15 June 2010

reflection

I have had over twenty-four hours to contemplate sister’s future for the following 9-18 months, and I remain convinced that the prison sentence is the best possible thing that could have happened. On this blog I have written literally hundreds, probably thousands, of words regarding my sister’s battle with addiction. I haven’t written so much about my actual sister as I have about her addiction, because when a person transmutes into an addict, she loses her identity, her personality – she becomes a ghost surrounded by the living. It is a terrifying experience to watch a loved one, especially a younger sibling, lose herself to the hell of addiction. And keep in mind that my experience has been somewhat muted due to the physical distance between me and my sister. Regardless of the degree of exposure, the experience is indeed horrifying, and I mean that literally: I was physically afraid of seeing my sister, sharing a room with her, even a phone conversation was an anxiety-ridden ordeal. It’s troubling because this person, this young woman who I can faintly recall as a newborn, is no longer recognizable. Her speech, her appearance, her actions—it’s no longer her. It’s a stranger, a disturbed stranger, and, to a certain degree, a real-life monster.

But I feel an unending pity for my sister. I want to love her again. I want her to come home. I want to hug you and know that it is you I am hugging and not some demented spirit.

But I’m angry at my sister.
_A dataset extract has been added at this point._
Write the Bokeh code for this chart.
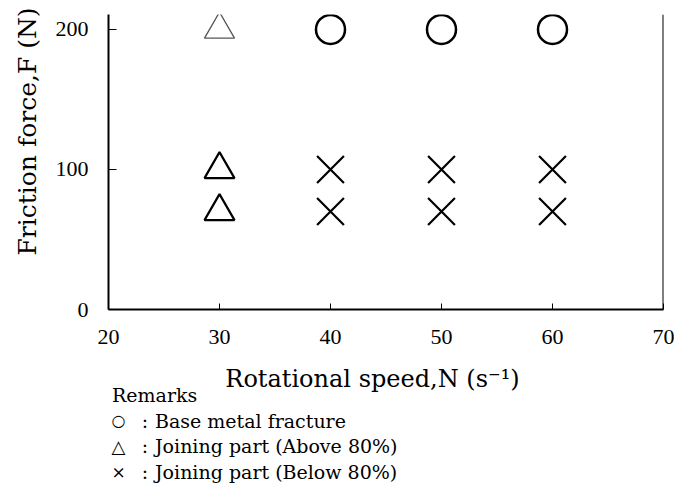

She was given the opportunity of drug court (an opportunity that not every drug offender is given, which is unfortunate and, in my opinion, immoral, but the “war on drugs” must continue, right?), and not three months later, destroyed her progress by leaving the scene of an accident. But my sister is a victim – a victim of her own circumstance, no doubt, but a victim nonetheless. Despite the haze that envelops an addict, they, occasionally, do experience moments of clarity, and during those brief breaths they recognize and detest what they have become. No one, regardless of his or her background, willingly becomes an addict. The addiction chooses them.
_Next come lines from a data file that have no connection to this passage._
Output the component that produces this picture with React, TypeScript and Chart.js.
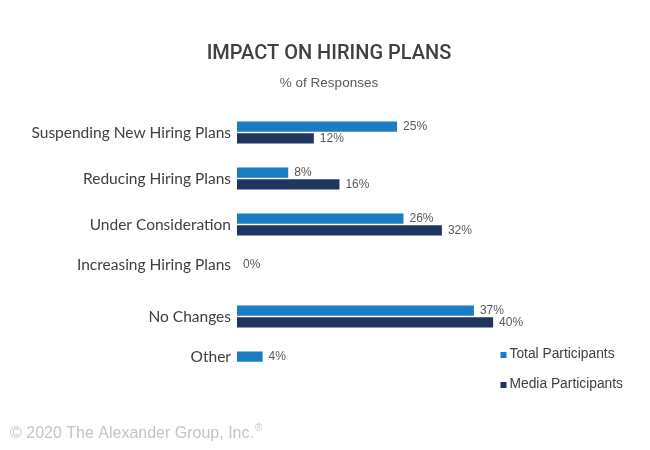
import React, { useEffect, useRef } from "react";
import { Chart, registerables } from "chart.js";

Chart.register(...registerables);

const categories = [
  "Suspending New Hiring Plans",
  "Reducing Hiring Plans",
  "Under Consideration",
  "Increasing Hiring Plans",
  "No Changes",
  "Other",
];
const totalParticipants: (number | null)[] = [25, 8, 26, 0, 37, 4];
const mediaParticipants: (number | null)[] = [12, 16, 32, null, 40, null];
const seriesNames = ["Total Participants", "Media Participants"];
const seriesColors = ["#1a7cc3", "#1f3460"];
const titleText = "IMPACT ON HIRING PLANS";
const subtitleText = "% of Responses";
const footerText = "© 2020 The Alexander Group, Inc.";

const valueLabels = {
  id: "valueLabels",
  afterDatasetsDraw(chart: any) {
    const ctx = chart.ctx;
    ctx.save();
    ctx.font = "12px 'Liberation Sans', Arial, sans-serif";
    ctx.fillStyle = "#595959";
    ctx.textAlign = "left";
    ctx.textBaseline = "middle";
    chart.data.datasets.forEach((ds: any, di: number) => {
      const meta = chart.getDatasetMeta(di);
      meta.data.forEach((el: any, i: number) => {
        const v = ds.data[i];
        if (v === null || v === undefined) return;
        ctx.fillText(`${v}%`, el.x + 6, el.y + 0.5);
      });
    });
    ctx.restore();
  },
};

const customLegendFooter = {
  id: "customLegendFooter",
  afterDraw(chart: any) {
    const ctx = chart.ctx;
    ctx.save();
    ctx.font = "13.8px 'Liberation Sans', Arial, sans-serif";
    ctx.textAlign = "left";
    ctx.textBaseline = "middle";
    const ys = [354.5, 384.5];
    chart.data.datasets.forEach((ds: any, di: number) => {
      const y = ys[di];
      ctx.fillStyle = ds.backgroundColor;
      ctx.fillRect(500.5, y - 2.5, 6, 6);
      ctx.fillStyle = "#404040";
      ctx.fillText(ds.label, 509.5, y);
    });
    ctx.fillStyle = "#c4c4c4";
    ctx.textBaseline = "alphabetic";
    ctx.font = "16px 'Liberation Sans', Arial, sans-serif";
    ctx.fillText(footerText, 10, 438);
    const w = ctx.measureText(footerText).width;
    ctx.font = "10px 'Liberation Sans', Arial, sans-serif";
    ctx.fillText("®", 10 + w + 1, 431);
    ctx.restore();
  },
};

// categories with only one series show their label beside the single bar
const singleSeries = (i: number) => mediaParticipants[i] === null;

export default function App() {
  const ref = useRef<HTMLCanvasElement | null>(null);
  useEffect(() => {
    if (!ref.current) return;
    const chart = new Chart(ref.current, {
      type: "bar",
      data: {
        labels: categories,
        datasets: [
          {
            label: seriesNames[0],
            data: totalParticipants,
            backgroundColor: seriesColors[0],
            categoryPercentage: 0.51,
            barPercentage: 0.88,
          },
          {
            label: seriesNames[1],
            data: mediaParticipants,
            backgroundColor: seriesColors[1],
            categoryPercentage: 0.51,
            barPercentage: 0.88,
          },
        ],
      },
      options: {
        indexAxis: "y",
        animation: false,
        responsive: false,
        maintainAspectRatio: false,
        layout: { padding: { left: 8, right: 0, top: 0, bottom: 64.5 } },
        scales: {
          x: {
            display: false,
            min: 0,
            max: 64.5,
          },
          y: {
            grid: { display: false, drawTicks: false },
            border: { display: false },
            ticks: {
              padding: 6,
              color: "#404040",
              font: (c: any) => ({
                family: "Lato, 'Liberation Sans', sans-serif",
                size: 15.5,
                lineHeight: singleSeries(c.index) ? "11px" : 1.2,
              }),
              callback(this: any, value: any, index: number) {
                const lbl = this.getLabelForValue(value);
                return singleSeries(index) ? [lbl, ""] : lbl;
              },
            },
            afterFit(scale: any) {
              scale.width = 229;
            },
          },
        },
        plugins: {
          legend: { display: false },
          tooltip: { enabled: false },
          title: {
            display: true,
            text: titleText,
            color: "#404040",
            font: { family: "Roboto, sans-serif", size: 20, weight: "500", lineHeight: 1.2 },
            padding: { top: 41.5, bottom: 0 },
          },
          subtitle: {
            display: true,
            text: subtitleText,
            color: "#595959",
            font: { family: "'Liberation Sans', Arial, sans-serif", size: 13.5, lineHeight: 1.2 },
            padding: { top: 10, bottom: 17.8 },
          },
        },
      },
      plugins: [valueLabels, customLegendFooter],
    });
    return () => chart.destroy();
  }, []);
  return (
    <div style={{ position: "fixed", left: 0, top: 0, width: 650, height: 450, background: "#fff" }}>
      <canvas ref={ref} width={650} height={450} style={{ width: 650, height: 450, display: "block" }} />
    </div>
  );
}
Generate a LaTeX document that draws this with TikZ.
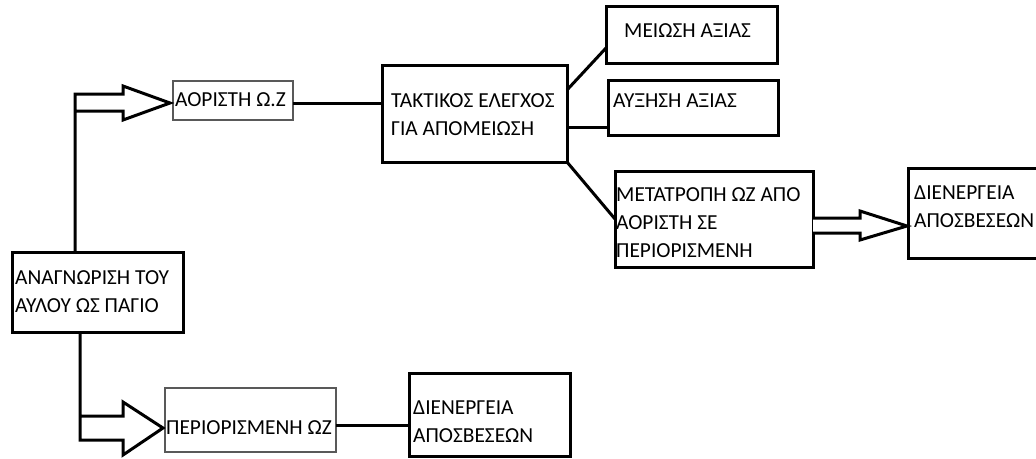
\documentclass[tikz,border=0pt]{standalone}
\usepackage{fontspec}
\setmainfont{Carlito}
\usetikzlibrary{calc}
\begin{document}
\begin{tikzpicture}[x=1pt,y=-1pt,
  thickbox/.style={draw=black,line width=3pt,outer sep=0pt,inner sep=0pt,anchor=north west},
  thinbox/.style={draw=black!65,line width=1.2pt,outer sep=0pt,inner sep=0pt,anchor=north west},
  txt/.style={inner sep=0pt,anchor=base west,align=left,font=\fontsize{21.4}{27.8}\selectfont},
  conn/.style={line width=3pt,line join=miter},
  hollow/.style={line width=3pt,line join=miter,fill=white}]
\useasboundingbox[fill=white] (0,0) rectangle (1036,458);
% boxes
\node[thickbox,minimum width=171,minimum height=80] (anag) at (12,252) {};
\node[thinbox,minimum width=120,minimum height=39] (aor) at (173,81) {};
\node[thickbox,minimum width=185,minimum height=97] (takt) at (382,65) {};
\node[thickbox,minimum width=171,minimum height=57] (meio) at (606,6) {};
\node[thickbox,minimum width=170,minimum height=55] (afx) at (608,80) {};
\node[thickbox,minimum width=198,minimum height=96] (meta) at (615,171) {};
\node[thickbox,minimum width=140,minimum height=90] (dienA) at (908,168) {};
\node[thinbox,minimum width=171,minimum height=64] (peri) at (165,388) {};
\node[thickbox,minimum width=161,minimum height=83] (dienB) at (409,373) {};
% texts (base anchor = baseline of the last line)
\node[txt] (anagT) at (15,312) {ΑΝΑΓΝΩΡΙΣΗ ΤΟΥ\\ΑΥΛΟΥ ΩΣ ΠΑΓΙΟ};
\node[txt] (aorT) at (175,106) {ΑΟΡΙΣΤΗ Ω.Ζ};
\node[txt] (taktT) at (391,135) {ΤΑΚΤΙΚΟΣ ΕΛΕΓΧΟΣ\\ΓΙΑ ΑΠΟΜΕΙΩΣΗ};
\node[txt] (meioT) at (624,37) {ΜΕΙΩΣΗ ΑΞΙΑΣ};
\node[txt] (afxT) at (613,107) {ΑΥΞΗΣΗ ΑΞΙΑΣ};
\node[txt] (metaT) at (616,257) {ΜΕΤΑΤΡΟΠΗ ΩΖ ΑΠΟ\\ΑΟΡΙΣΤΗ ΣΕ\\ΠΕΡΙΟΡΙΣΜΕΝΗ};
\node[txt] (dienAT) at (914,227) {ΔΙΕΝΕΡΓΕΙΑ\\ΑΠΟΣΒΕΣΕΩΝ};
\node[txt] (periT) at (166,434) {ΠΕΡΙΟΡΙΣΜΕΝΗ ΩΖ};
\node[txt] (dienBT) at (413,442) {ΔΙΕΝΕΡΓΕΙΑ\\ΑΠΟΣΒΕΣΕΩΝ};
% upper hollow arrow
\coordinate (upTip) at ($(aor.west)+(-3,2.5)$);
\draw[hollow] ($(anag.north west)+(63,0)$) -- (75,94) -- (123,94) -- (123,86) -- (upTip)
  -- (123,120) -- (123,111) -- (75,111);
% lower hollow arrow
\coordinate (loTip) at ($(peri.west)+(-2,8)$);
\draw[hollow] ($(anag.south west)+(68,0)$) -- (80,440) -- (123,440) -- (123,455) -- (loTip)
  -- (123,402) -- (123,416) -- (80,416);
% right hollow arrow
\coordinate (riTip) at ($(dienA.west)+(-1,13)$);
\draw[hollow] ($(meta.east)+(0,-1)$) -- (860,218) -- (860,211) -- (riTip) -- (860,240) -- (860,233) -- ($(meta.east)+(0,14)$);
% plain connectors
\draw[conn] ($(aor.east)+(0,2.5)$) -- ($(takt.west)+(0,-10.5)$);
\draw[conn] ($(takt.north east)+(0,25)$) -- ($(meio.south west)+(0,-15)$);
\draw[conn] ($(takt.south east)+(0,-35)$) -- ($(afx.south west)+(0,-8)$);
\draw[conn] (takt.south east) -- (meta.west);
\draw[conn] ($(peri.east)+(0,5)$) -- ($(dienB.west)+(0,10.5)$);
\end{tikzpicture}
\end{document}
Tonight, my sister, and mother of a 3 ½ year-old boy, sits in jail, waiting, presumably, to be transported to a state prison. She’s surrounded by other criminals, but she sits in jail alone. And I know that as she sits there, the cold reality of her situation is becoming increasingly evident. “How did it get like this?” she must surely ask herself. Did she seek the chemical comfort of drugs because, as she once claimed, she was sexually molested by a childhood neighbor? Did that really happen? Who would fabricate such a horrible event? But sister, how do I, how can I separate fact from the avalanche of lies you have designed?

In the weeks leading up to her sentencing yesterday, my sister discovered and began regularly using crack. Yes, crack. Will prison be the “rock-bottom moment” she needs to shake herself clean? Or is she gone, forever? Is the damage irreversible?

I want my old sister to come back home. I want to hug her again. I want all of this to end. I want a new beginning.